▶ _Data provided_
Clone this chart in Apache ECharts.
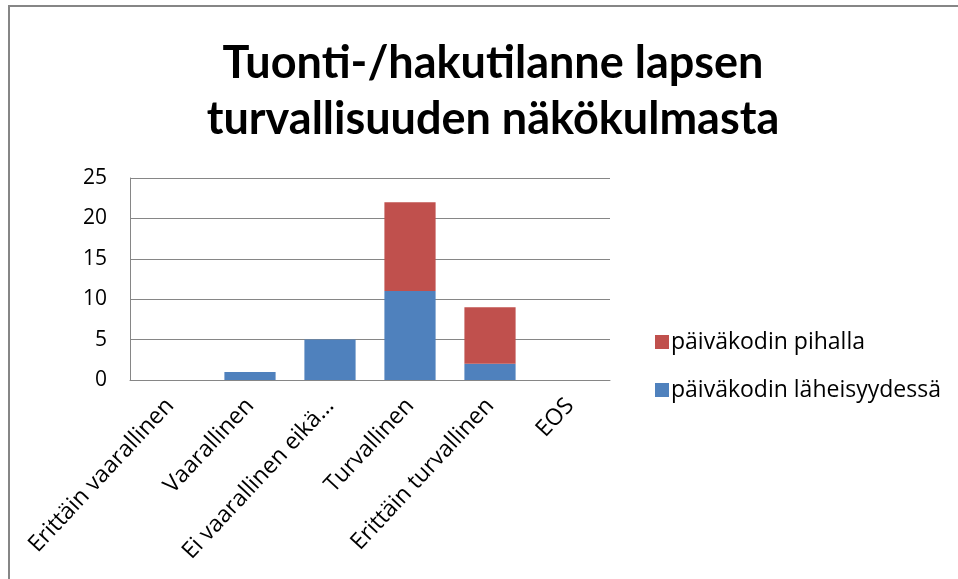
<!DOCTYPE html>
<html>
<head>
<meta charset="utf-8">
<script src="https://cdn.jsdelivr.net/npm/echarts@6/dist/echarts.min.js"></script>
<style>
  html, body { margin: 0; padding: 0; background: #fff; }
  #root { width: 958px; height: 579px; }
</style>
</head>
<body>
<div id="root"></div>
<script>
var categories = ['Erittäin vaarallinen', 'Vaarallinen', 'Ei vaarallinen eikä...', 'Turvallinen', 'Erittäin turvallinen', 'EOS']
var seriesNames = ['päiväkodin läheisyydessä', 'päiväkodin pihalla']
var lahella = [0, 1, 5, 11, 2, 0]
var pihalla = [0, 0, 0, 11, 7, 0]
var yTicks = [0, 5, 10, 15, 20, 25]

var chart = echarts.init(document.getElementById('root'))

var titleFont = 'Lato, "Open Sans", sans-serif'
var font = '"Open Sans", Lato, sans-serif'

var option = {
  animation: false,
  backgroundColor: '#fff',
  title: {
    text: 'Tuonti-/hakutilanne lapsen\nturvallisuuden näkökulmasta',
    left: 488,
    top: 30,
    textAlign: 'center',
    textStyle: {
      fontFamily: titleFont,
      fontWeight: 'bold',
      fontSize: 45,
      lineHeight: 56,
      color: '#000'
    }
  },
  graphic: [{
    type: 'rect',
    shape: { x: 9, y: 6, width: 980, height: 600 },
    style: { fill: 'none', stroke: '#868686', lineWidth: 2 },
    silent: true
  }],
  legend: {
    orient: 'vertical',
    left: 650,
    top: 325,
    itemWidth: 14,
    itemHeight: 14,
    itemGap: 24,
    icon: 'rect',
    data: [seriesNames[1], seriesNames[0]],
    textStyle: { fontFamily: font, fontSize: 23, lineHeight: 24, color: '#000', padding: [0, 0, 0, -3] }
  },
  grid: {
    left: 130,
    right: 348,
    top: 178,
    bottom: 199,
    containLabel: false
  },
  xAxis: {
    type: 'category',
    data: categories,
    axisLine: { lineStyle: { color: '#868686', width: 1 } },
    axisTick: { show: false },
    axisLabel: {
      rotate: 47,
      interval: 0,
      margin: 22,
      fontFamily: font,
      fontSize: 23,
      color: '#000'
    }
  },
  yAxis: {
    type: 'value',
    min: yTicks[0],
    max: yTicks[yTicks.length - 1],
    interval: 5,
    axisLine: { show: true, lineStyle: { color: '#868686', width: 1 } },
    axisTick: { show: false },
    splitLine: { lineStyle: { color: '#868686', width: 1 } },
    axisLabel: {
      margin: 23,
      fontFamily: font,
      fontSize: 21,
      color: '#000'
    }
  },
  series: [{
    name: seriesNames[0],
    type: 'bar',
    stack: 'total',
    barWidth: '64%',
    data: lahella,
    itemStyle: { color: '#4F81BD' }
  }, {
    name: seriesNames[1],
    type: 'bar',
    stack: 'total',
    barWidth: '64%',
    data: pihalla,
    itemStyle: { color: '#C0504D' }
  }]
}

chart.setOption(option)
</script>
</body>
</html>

▶ _Stated problem_
Using the material above, return every line exactly as it appears, minus the pictures.

▶ _Exercise result_
Clone this chart in Apache ECharts.
<!DOCTYPE html>
<html>
<head>
<meta charset="utf-8">
<script src="https://cdn.jsdelivr.net/npm/echarts@6/dist/echarts.min.js"></script>
<style>
  html, body { margin: 0; padding: 0; background: #fff; }
  #root { width: 958px; height: 579px; }
</style>
</head>
<body>
<div id="root"></div>
<script>
var categories = ['Erittäin vaarallinen', 'Vaarallinen', 'Ei vaarallinen eikä...', 'Turvallinen', 'Erittäin turvallinen', 'EOS']
var seriesNames = ['päiväkodin läheisyydessä', 'päiväkodin pihalla']
var lahella = [0, 1, 5, 11, 2, 0]
var pihalla = [0, 0, 0, 11, 7, 0]
var yTicks = [0, 5, 10, 15, 20, 25]

var chart = echarts.init(document.getElementById('root'))

var titleFont = 'Lato, "Open Sans", sans-serif'
var font = '"Open Sans", Lato, sans-serif'

var option = {
  animation: false,
  backgroundColor: '#fff',
  title: {
    text: 'Tuonti-/hakutilanne lapsen\nturvallisuuden näkökulmasta',
    left: 488,
    top: 30,
    textAlign: 'center',
    textStyle: {
      fontFamily: titleFont,
      fontWeight: 'bold',
      fontSize: 45,
      lineHeight: 56,
      color: '#000'
    }
  },
  graphic: [{
    type: 'rect',
    shape: { x: 9, y: 6, width: 980, height: 600 },
    style: { fill: 'none', stroke: '#868686', lineWidth: 2 },
    silent: true
  }],
  legend: {
    orient: 'vertical',
    left: 650,
    top: 325,
    itemWidth: 14,
    itemHeight: 14,
    itemGap: 24,
    icon: 'rect',
    data: [seriesNames[1], seriesNames[0]],
    textStyle: { fontFamily: font, fontSize: 23, lineHeight: 24, color: '#000', padding: [0, 0, 0, -3] }
  },
  grid: {
    left: 130,
    right: 348,
    top: 178,
    bottom: 199,
    containLabel: false
  },
  xAxis: {
    type: 'category',
    data: categories,
    axisLine: { lineStyle: { color: '#868686', width: 1 } },
    axisTick: { show: false },
    axisLabel: {
      rotate: 47,
      interval: 0,
      margin: 22,
      fontFamily: font,
      fontSize: 23,
      color: '#000'
    }
  },
  yAxis: {
    type: 'value',
    min: yTicks[0],
    max: yTicks[yTicks.length - 1],
    interval: 5,
    axisLine: { show: true, lineStyle: { color: '#868686', width: 1 } },
    axisTick: { show: false },
    splitLine: { lineStyle: { color: '#868686', width: 1 } },
    axisLabel: {
      margin: 23,
      fontFamily: font,
      fontSize: 21,
      color: '#000'
    }
  },
  series: [{
    name: seriesNames[0],
    type: 'bar',
    stack: 'total',
    barWidth: '64%',
    data: lahella,
    itemStyle: { color: '#4F81BD' }
  }, {
    name: seriesNames[1],
    type: 'bar',
    stack: 'total',
    barWidth: '64%',
    data: pihalla,
    itemStyle: { color: '#C0504D' }
  }]
}

chart.setOption(option)
</script>
</body>
</html>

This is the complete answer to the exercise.